-------- DATA EXTRACT

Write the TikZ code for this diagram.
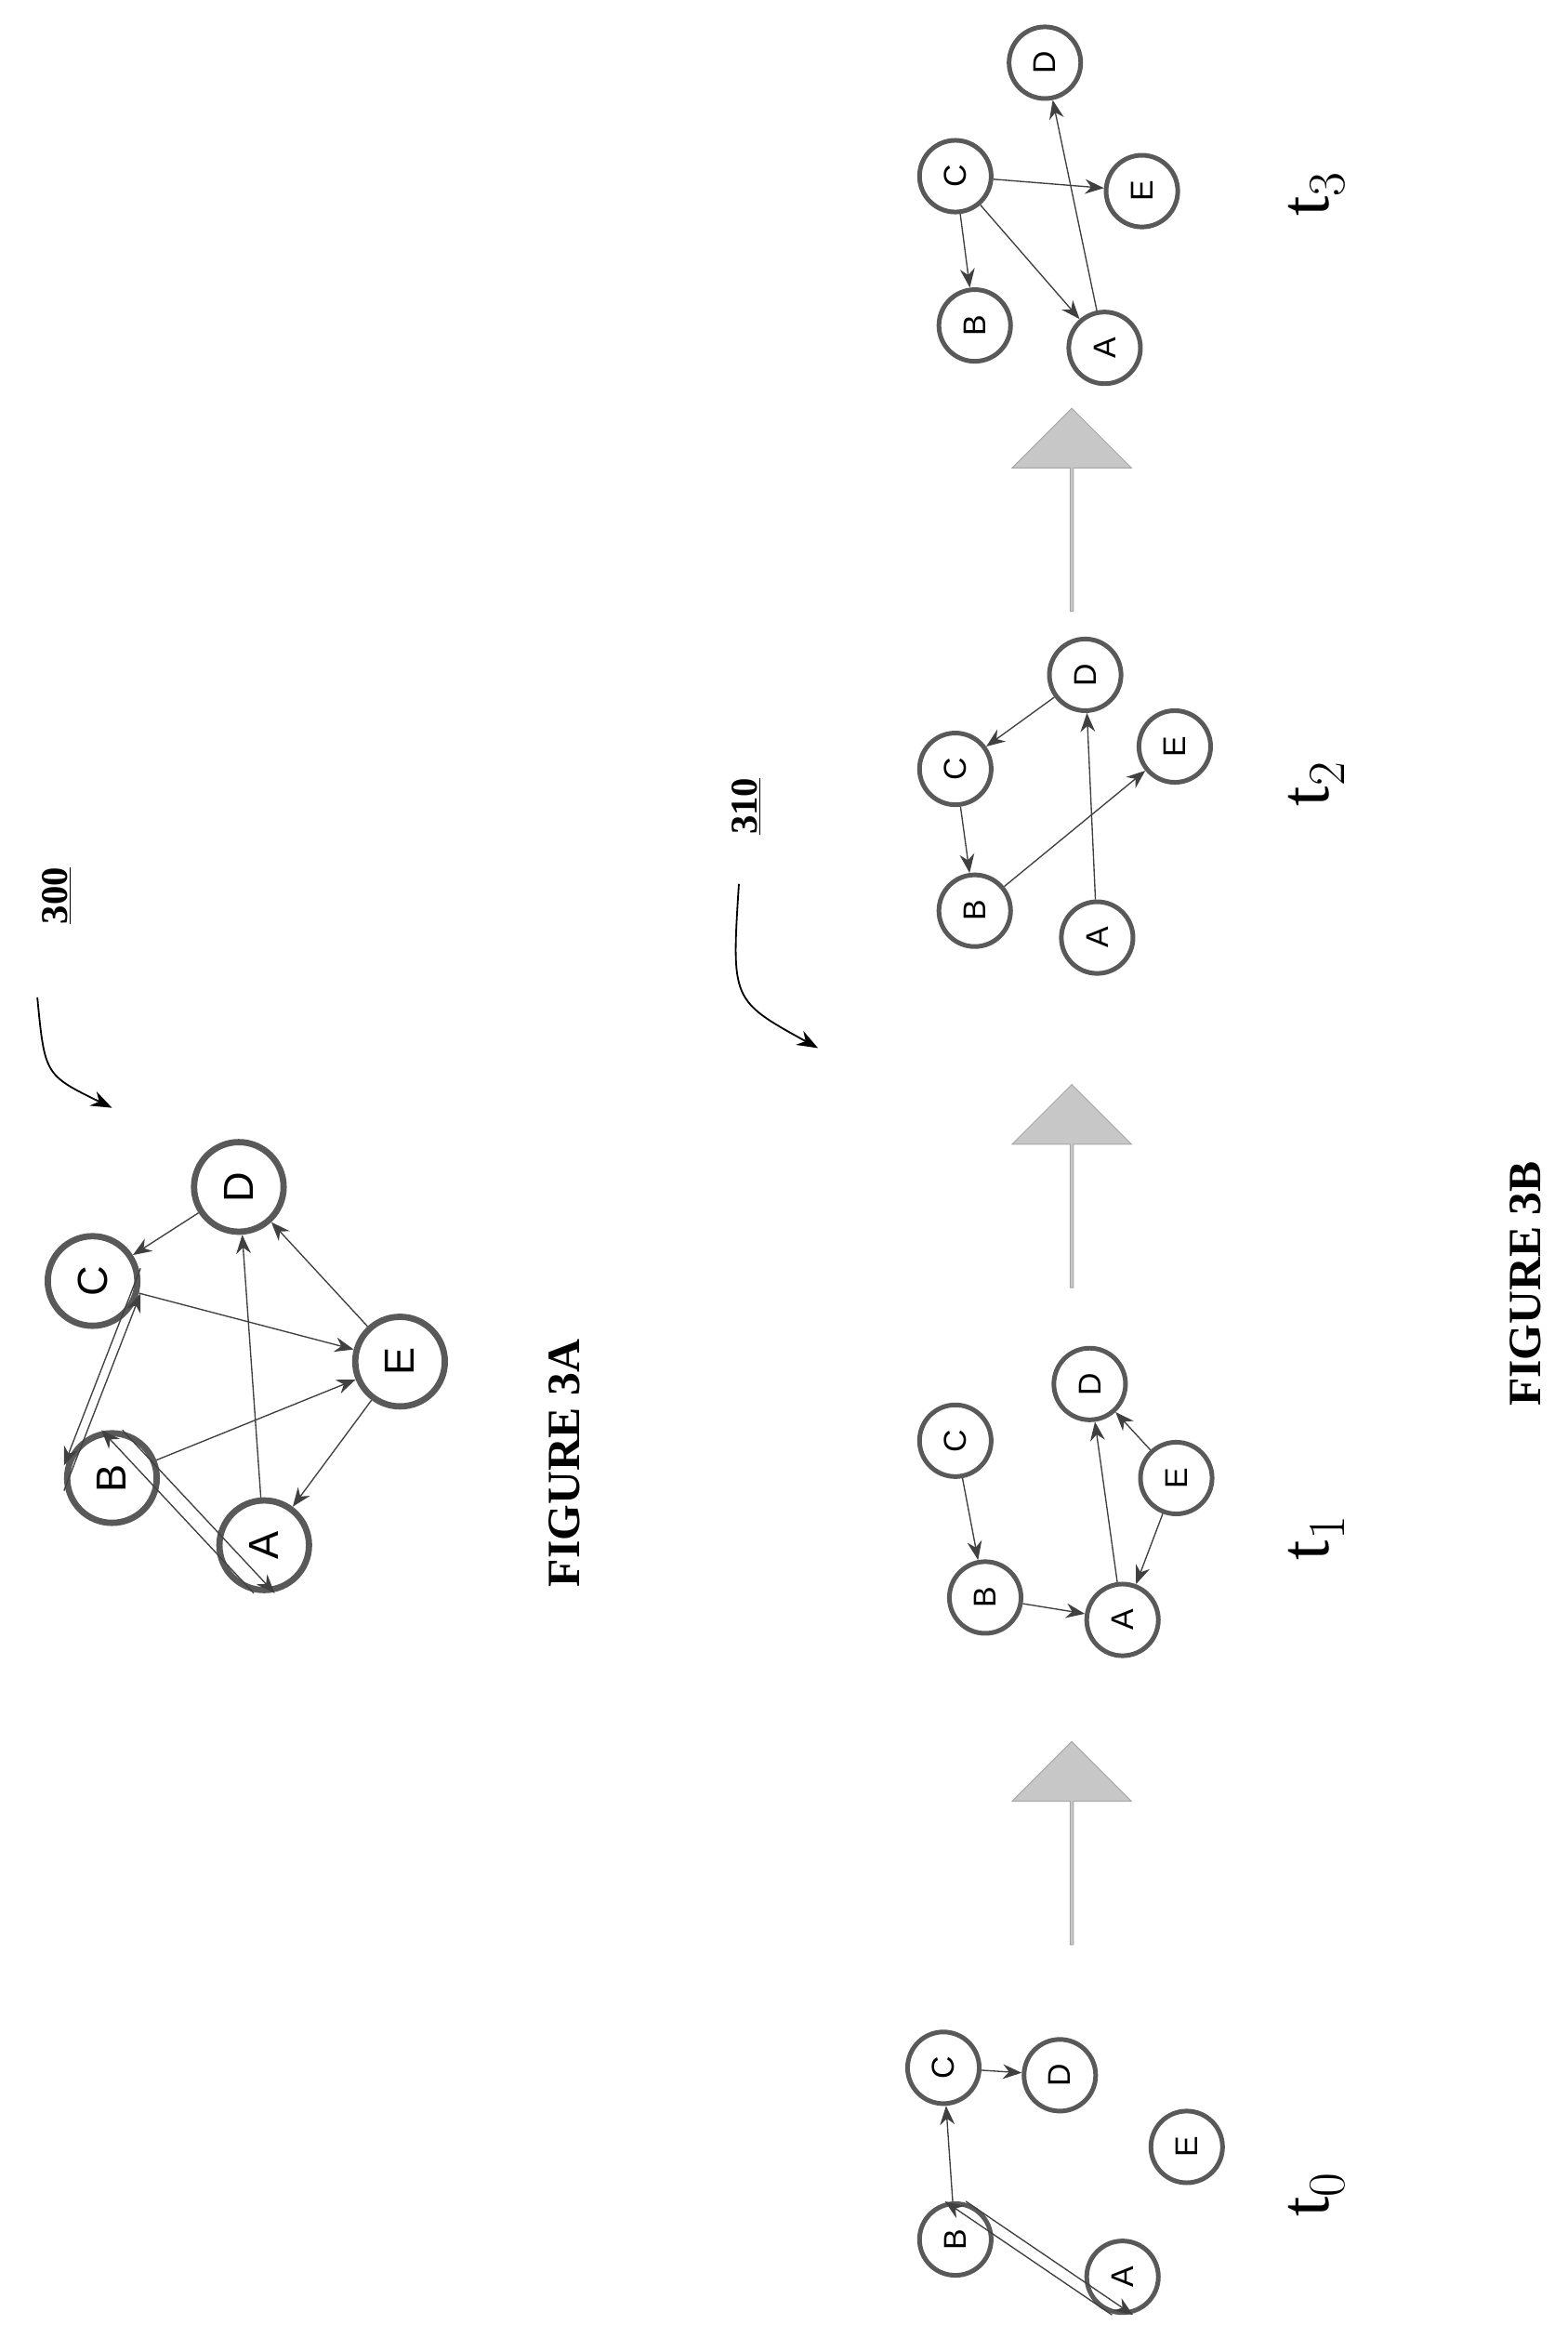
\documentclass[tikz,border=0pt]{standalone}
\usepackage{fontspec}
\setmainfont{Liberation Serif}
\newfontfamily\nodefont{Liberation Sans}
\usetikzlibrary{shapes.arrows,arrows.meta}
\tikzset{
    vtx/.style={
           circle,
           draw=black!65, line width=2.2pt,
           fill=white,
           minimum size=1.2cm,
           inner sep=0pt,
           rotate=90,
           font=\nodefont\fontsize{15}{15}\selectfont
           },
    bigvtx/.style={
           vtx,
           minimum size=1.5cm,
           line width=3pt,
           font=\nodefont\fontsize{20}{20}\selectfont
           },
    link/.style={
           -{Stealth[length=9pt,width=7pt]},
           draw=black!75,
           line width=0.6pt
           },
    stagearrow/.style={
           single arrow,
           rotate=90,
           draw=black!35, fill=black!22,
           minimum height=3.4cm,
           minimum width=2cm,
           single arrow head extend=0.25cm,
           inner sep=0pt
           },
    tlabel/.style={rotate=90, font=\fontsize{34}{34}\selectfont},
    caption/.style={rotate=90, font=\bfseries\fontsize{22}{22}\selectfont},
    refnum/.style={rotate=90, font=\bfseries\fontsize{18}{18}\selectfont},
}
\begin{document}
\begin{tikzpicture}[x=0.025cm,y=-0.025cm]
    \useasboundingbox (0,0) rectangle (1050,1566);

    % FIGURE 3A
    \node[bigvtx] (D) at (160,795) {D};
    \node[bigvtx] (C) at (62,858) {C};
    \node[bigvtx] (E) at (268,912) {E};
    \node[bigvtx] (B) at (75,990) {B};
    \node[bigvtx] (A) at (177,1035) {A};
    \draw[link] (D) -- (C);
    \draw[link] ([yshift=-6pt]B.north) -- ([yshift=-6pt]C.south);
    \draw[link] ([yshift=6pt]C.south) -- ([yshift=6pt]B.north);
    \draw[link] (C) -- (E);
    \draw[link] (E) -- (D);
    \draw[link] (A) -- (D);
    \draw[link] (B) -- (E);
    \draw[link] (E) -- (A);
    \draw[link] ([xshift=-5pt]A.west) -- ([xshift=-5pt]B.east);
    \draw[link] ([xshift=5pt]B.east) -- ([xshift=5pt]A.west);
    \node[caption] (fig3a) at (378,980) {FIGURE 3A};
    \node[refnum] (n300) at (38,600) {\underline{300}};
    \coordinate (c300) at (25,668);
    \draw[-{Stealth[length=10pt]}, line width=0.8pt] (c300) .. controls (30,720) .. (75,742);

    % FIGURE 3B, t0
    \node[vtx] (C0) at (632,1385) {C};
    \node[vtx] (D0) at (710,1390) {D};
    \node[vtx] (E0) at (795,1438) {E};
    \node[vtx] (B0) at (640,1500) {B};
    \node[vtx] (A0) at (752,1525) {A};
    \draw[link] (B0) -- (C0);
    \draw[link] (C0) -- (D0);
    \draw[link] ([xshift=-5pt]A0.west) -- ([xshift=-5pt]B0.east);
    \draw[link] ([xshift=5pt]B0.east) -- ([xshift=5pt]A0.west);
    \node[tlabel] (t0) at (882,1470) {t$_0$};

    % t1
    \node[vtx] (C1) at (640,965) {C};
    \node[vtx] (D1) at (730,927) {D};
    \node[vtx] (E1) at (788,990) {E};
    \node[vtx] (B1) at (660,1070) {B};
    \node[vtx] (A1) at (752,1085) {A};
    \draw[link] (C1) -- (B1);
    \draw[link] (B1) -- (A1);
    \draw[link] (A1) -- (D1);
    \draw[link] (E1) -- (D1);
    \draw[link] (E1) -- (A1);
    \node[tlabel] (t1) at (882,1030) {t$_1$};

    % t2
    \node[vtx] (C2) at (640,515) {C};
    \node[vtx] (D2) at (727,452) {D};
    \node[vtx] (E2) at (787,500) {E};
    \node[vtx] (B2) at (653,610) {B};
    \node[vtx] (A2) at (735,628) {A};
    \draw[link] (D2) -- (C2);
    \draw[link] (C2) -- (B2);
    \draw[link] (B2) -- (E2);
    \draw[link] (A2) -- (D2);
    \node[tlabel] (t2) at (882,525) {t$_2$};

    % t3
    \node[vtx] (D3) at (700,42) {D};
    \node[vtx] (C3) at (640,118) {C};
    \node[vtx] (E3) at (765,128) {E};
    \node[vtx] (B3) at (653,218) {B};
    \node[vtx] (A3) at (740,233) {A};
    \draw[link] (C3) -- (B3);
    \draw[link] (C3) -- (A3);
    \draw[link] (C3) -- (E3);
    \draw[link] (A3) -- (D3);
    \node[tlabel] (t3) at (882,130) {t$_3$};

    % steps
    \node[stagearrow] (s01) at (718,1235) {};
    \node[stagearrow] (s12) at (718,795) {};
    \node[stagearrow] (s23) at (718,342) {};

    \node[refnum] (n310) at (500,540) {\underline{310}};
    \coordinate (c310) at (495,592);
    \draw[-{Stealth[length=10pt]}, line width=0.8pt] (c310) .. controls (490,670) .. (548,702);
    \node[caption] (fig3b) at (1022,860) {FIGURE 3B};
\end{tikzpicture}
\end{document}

----------------

GOAL OF THE EXERCISE
Reproduce the material word for word, minus the images.

FINAL RESULT
Write the TikZ code for this diagram.
\documentclass[tikz,border=0pt]{standalone}
\usepackage{fontspec}
\setmainfont{Liberation Serif}
\newfontfamily\nodefont{Liberation Sans}
\usetikzlibrary{shapes.arrows,arrows.meta}
\tikzset{
    vtx/.style={
           circle,
           draw=black!65, line width=2.2pt,
           fill=white,
           minimum size=1.2cm,
           inner sep=0pt,
           rotate=90,
           font=\nodefont\fontsize{15}{15}\selectfont
           },
    bigvtx/.style={
           vtx,
           minimum size=1.5cm,
           line width=3pt,
           font=\nodefont\fontsize{20}{20}\selectfont
           },
    link/.style={
           -{Stealth[length=9pt,width=7pt]},
           draw=black!75,
           line width=0.6pt
           },
    stagearrow/.style={
           single arrow,
           rotate=90,
           draw=black!35, fill=black!22,
           minimum height=3.4cm,
           minimum width=2cm,
           single arrow head extend=0.25cm,
           inner sep=0pt
           },
    tlabel/.style={rotate=90, font=\fontsize{34}{34}\selectfont},
    caption/.style={rotate=90, font=\bfseries\fontsize{22}{22}\selectfont},
    refnum/.style={rotate=90, font=\bfseries\fontsize{18}{18}\selectfont},
}
\begin{document}
\begin{tikzpicture}[x=0.025cm,y=-0.025cm]
    \useasboundingbox (0,0) rectangle (1050,1566);

    % FIGURE 3A
    \node[bigvtx] (D) at (160,795) {D};
    \node[bigvtx] (C) at (62,858) {C};
    \node[bigvtx] (E) at (268,912) {E};
    \node[bigvtx] (B) at (75,990) {B};
    \node[bigvtx] (A) at (177,1035) {A};
    \draw[link] (D) -- (C);
    \draw[link] ([yshift=-6pt]B.north) -- ([yshift=-6pt]C.south);
    \draw[link] ([yshift=6pt]C.south) -- ([yshift=6pt]B.north);
    \draw[link] (C) -- (E);
    \draw[link] (E) -- (D);
    \draw[link] (A) -- (D);
    \draw[link] (B) -- (E);
    \draw[link] (E) -- (A);
    \draw[link] ([xshift=-5pt]A.west) -- ([xshift=-5pt]B.east);
    \draw[link] ([xshift=5pt]B.east) -- ([xshift=5pt]A.west);
    \node[caption] (fig3a) at (378,980) {FIGURE 3A};
    \node[refnum] (n300) at (38,600) {\underline{300}};
    \coordinate (c300) at (25,668);
    \draw[-{Stealth[length=10pt]}, line width=0.8pt] (c300) .. controls (30,720) .. (75,742);

    % FIGURE 3B, t0
    \node[vtx] (C0) at (632,1385) {C};
    \node[vtx] (D0) at (710,1390) {D};
    \node[vtx] (E0) at (795,1438) {E};
    \node[vtx] (B0) at (640,1500) {B};
    \node[vtx] (A0) at (752,1525) {A};
    \draw[link] (B0) -- (C0);
    \draw[link] (C0) -- (D0);
    \draw[link] ([xshift=-5pt]A0.west) -- ([xshift=-5pt]B0.east);
    \draw[link] ([xshift=5pt]B0.east) -- ([xshift=5pt]A0.west);
    \node[tlabel] (t0) at (882,1470) {t$_0$};

    % t1
    \node[vtx] (C1) at (640,965) {C};
    \node[vtx] (D1) at (730,927) {D};
    \node[vtx] (E1) at (788,990) {E};
    \node[vtx] (B1) at (660,1070) {B};
    \node[vtx] (A1) at (752,1085) {A};
    \draw[link] (C1) -- (B1);
    \draw[link] (B1) -- (A1);
    \draw[link] (A1) -- (D1);
    \draw[link] (E1) -- (D1);
    \draw[link] (E1) -- (A1);
    \node[tlabel] (t1) at (882,1030) {t$_1$};

    % t2
    \node[vtx] (C2) at (640,515) {C};
    \node[vtx] (D2) at (727,452) {D};
    \node[vtx] (E2) at (787,500) {E};
    \node[vtx] (B2) at (653,610) {B};
    \node[vtx] (A2) at (735,628) {A};
    \draw[link] (D2) -- (C2);
    \draw[link] (C2) -- (B2);
    \draw[link] (B2) -- (E2);
    \draw[link] (A2) -- (D2);
    \node[tlabel] (t2) at (882,525) {t$_2$};

    % t3
    \node[vtx] (D3) at (700,42) {D};
    \node[vtx] (C3) at (640,118) {C};
    \node[vtx] (E3) at (765,128) {E};
    \node[vtx] (B3) at (653,218) {B};
    \node[vtx] (A3) at (740,233) {A};
    \draw[link] (C3) -- (B3);
    \draw[link] (C3) -- (A3);
    \draw[link] (C3) -- (E3);
    \draw[link] (A3) -- (D3);
    \node[tlabel] (t3) at (882,130) {t$_3$};

    % steps
    \node[stagearrow] (s01) at (718,1235) {};
    \node[stagearrow] (s12) at (718,795) {};
    \node[stagearrow] (s23) at (718,342) {};

    \node[refnum] (n310) at (500,540) {\underline{310}};
    \coordinate (c310) at (495,592);
    \draw[-{Stealth[length=10pt]}, line width=0.8pt] (c310) .. controls (490,670) .. (548,702);
    \node[caption] (fig3b) at (1022,860) {FIGURE 3B};
\end{tikzpicture}
\end{document}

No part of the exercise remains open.